▶ DATA TO PROCESS:
★ ★ ★ ★ ★ ★ ★
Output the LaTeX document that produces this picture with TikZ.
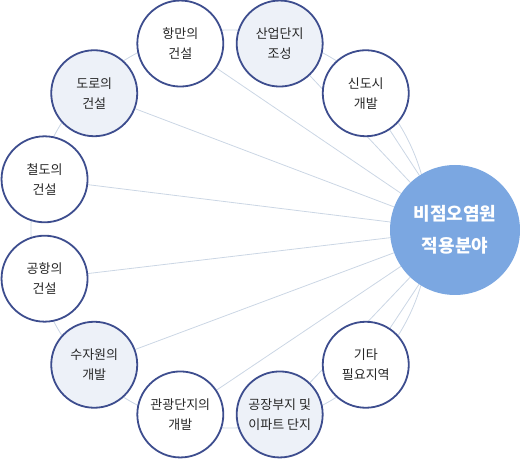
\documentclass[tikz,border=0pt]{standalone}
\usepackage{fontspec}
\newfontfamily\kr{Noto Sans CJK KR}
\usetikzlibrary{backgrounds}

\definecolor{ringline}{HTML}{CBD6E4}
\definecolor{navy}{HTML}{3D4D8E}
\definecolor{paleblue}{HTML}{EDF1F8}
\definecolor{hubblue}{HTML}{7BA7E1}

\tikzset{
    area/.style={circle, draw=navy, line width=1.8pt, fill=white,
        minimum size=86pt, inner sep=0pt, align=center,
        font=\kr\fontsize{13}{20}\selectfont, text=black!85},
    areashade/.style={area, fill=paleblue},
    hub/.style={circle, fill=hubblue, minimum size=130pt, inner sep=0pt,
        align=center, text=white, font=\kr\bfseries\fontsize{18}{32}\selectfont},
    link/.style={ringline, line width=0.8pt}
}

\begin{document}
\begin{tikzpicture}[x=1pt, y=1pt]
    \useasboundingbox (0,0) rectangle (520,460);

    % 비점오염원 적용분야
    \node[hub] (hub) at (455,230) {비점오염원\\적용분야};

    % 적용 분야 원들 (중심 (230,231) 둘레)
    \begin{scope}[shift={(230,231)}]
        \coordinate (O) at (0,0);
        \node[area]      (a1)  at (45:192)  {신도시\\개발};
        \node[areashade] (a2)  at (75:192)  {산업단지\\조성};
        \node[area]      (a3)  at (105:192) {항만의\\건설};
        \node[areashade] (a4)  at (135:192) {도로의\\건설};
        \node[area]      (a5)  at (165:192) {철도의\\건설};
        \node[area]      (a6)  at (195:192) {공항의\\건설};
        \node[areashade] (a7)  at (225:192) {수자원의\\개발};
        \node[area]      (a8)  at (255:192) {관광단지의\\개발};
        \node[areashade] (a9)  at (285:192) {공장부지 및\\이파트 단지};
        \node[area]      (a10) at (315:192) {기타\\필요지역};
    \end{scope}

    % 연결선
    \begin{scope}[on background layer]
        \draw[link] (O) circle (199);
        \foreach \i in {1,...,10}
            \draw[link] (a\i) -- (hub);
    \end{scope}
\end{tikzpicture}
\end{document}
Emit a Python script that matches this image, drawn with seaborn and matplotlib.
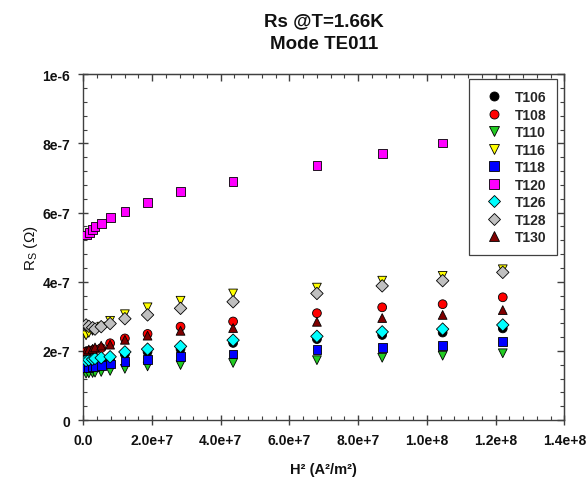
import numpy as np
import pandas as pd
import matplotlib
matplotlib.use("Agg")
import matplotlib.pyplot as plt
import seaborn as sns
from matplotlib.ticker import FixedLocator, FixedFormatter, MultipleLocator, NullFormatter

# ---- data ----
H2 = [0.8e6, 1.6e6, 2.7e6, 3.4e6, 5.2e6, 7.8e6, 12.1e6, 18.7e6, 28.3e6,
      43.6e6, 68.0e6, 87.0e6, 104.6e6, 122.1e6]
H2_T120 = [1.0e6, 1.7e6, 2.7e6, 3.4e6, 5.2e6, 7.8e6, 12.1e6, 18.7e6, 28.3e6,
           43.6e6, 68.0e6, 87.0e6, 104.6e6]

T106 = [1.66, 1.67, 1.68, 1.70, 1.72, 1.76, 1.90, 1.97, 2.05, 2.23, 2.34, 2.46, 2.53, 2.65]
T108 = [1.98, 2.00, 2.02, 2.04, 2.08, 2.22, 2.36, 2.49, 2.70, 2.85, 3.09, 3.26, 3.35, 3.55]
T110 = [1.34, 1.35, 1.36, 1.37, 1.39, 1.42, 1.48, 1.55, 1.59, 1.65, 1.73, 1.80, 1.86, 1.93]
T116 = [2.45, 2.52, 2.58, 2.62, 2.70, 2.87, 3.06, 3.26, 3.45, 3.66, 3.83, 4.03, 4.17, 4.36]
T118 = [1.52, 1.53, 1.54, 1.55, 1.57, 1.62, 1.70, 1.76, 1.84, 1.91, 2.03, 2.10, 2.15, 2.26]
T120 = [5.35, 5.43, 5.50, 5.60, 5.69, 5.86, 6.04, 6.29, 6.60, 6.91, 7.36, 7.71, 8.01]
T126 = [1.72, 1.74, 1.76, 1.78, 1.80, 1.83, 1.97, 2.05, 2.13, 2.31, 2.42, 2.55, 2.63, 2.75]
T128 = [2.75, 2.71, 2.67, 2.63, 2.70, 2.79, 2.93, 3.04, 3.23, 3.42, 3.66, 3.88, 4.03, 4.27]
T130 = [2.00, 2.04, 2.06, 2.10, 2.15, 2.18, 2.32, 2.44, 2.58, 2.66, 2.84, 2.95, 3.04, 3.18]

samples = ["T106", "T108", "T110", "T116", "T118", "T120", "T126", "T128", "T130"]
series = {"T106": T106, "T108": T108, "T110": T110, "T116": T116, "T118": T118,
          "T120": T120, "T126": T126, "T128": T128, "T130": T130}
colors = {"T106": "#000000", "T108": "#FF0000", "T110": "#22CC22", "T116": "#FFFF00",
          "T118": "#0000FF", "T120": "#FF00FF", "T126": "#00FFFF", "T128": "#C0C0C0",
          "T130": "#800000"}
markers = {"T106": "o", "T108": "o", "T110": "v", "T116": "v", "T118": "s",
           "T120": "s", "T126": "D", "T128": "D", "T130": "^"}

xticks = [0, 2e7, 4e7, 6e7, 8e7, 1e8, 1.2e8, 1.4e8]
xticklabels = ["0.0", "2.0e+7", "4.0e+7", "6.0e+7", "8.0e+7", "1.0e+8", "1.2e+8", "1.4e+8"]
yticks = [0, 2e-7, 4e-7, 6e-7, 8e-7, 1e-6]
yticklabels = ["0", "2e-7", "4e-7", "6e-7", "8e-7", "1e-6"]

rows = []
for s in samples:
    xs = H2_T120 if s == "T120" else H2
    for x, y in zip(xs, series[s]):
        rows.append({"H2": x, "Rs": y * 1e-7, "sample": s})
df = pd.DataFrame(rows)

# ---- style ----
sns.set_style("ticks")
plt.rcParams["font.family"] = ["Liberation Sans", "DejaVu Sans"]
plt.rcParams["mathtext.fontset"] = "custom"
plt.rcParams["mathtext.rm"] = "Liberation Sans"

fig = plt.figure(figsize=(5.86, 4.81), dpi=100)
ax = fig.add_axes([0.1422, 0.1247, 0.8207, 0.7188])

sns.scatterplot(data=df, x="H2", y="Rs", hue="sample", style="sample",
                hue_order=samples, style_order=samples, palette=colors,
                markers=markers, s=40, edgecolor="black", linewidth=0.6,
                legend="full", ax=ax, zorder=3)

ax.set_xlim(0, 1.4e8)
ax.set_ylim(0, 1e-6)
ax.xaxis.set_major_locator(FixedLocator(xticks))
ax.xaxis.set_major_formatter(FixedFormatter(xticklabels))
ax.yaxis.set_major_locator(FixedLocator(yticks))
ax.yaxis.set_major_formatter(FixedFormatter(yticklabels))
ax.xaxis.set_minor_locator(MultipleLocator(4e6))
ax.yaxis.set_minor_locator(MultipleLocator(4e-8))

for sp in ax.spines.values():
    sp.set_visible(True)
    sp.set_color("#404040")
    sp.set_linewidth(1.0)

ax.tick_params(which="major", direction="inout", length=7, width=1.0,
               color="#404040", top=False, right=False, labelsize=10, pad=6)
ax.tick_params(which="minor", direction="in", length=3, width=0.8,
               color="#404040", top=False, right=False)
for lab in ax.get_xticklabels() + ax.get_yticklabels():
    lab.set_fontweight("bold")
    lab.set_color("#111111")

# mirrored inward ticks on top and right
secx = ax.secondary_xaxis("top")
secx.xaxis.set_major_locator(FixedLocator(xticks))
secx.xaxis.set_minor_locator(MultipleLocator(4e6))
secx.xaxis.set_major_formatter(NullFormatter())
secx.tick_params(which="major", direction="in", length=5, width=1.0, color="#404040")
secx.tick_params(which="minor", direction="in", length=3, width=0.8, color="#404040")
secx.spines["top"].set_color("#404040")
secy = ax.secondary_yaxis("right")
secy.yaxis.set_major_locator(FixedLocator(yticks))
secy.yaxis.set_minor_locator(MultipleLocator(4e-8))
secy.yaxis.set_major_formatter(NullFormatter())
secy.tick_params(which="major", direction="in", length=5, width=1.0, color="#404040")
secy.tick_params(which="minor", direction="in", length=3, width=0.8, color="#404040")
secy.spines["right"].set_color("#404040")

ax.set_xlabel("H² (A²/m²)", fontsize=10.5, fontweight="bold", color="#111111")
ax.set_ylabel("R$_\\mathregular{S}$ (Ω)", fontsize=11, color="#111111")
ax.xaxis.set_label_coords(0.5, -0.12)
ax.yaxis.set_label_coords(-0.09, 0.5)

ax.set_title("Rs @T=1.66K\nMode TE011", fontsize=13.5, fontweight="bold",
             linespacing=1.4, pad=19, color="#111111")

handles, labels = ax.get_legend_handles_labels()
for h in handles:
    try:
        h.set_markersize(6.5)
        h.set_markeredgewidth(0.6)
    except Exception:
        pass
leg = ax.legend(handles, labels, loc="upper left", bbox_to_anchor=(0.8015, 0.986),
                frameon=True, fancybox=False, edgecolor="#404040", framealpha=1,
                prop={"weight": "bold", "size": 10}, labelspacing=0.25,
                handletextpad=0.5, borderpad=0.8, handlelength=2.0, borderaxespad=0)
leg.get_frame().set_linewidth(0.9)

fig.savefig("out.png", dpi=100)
★ ★ ★ ★ ★ ★ ★
▶ EXERCISE DETAILS: Go back to the listing above and reproduce, exactly, the stretch from the line bearing "Emit a Python" through the line bearing "2.95, 3.04, 3.18]", without its pictures.

▶ SOLUTION:
Emit a Python script that matches this image, drawn with seaborn and matplotlib.
import numpy as np
import pandas as pd
import matplotlib
matplotlib.use("Agg")
import matplotlib.pyplot as plt
import seaborn as sns
from matplotlib.ticker import FixedLocator, FixedFormatter, MultipleLocator, NullFormatter

# ---- data ----
H2 = [0.8e6, 1.6e6, 2.7e6, 3.4e6, 5.2e6, 7.8e6, 12.1e6, 18.7e6, 28.3e6,
      43.6e6, 68.0e6, 87.0e6, 104.6e6, 122.1e6]
H2_T120 = [1.0e6, 1.7e6, 2.7e6, 3.4e6, 5.2e6, 7.8e6, 12.1e6, 18.7e6, 28.3e6,
           43.6e6, 68.0e6, 87.0e6, 104.6e6]

T106 = [1.66, 1.67, 1.68, 1.70, 1.72, 1.76, 1.90, 1.97, 2.05, 2.23, 2.34, 2.46, 2.53, 2.65]
T108 = [1.98, 2.00, 2.02, 2.04, 2.08, 2.22, 2.36, 2.49, 2.70, 2.85, 3.09, 3.26, 3.35, 3.55]
T110 = [1.34, 1.35, 1.36, 1.37, 1.39, 1.42, 1.48, 1.55, 1.59, 1.65, 1.73, 1.80, 1.86, 1.93]
T116 = [2.45, 2.52, 2.58, 2.62, 2.70, 2.87, 3.06, 3.26, 3.45, 3.66, 3.83, 4.03, 4.17, 4.36]
T118 = [1.52, 1.53, 1.54, 1.55, 1.57, 1.62, 1.70, 1.76, 1.84, 1.91, 2.03, 2.10, 2.15, 2.26]
T120 = [5.35, 5.43, 5.50, 5.60, 5.69, 5.86, 6.04, 6.29, 6.60, 6.91, 7.36, 7.71, 8.01]
T126 = [1.72, 1.74, 1.76, 1.78, 1.80, 1.83, 1.97, 2.05, 2.13, 2.31, 2.42, 2.55, 2.63, 2.75]
T128 = [2.75, 2.71, 2.67, 2.63, 2.70, 2.79, 2.93, 3.04, 3.23, 3.42, 3.66, 3.88, 4.03, 4.27]
T130 = [2.00, 2.04, 2.06, 2.10, 2.15, 2.18, 2.32, 2.44, 2.58, 2.66, 2.84, 2.95, 3.04, 3.18]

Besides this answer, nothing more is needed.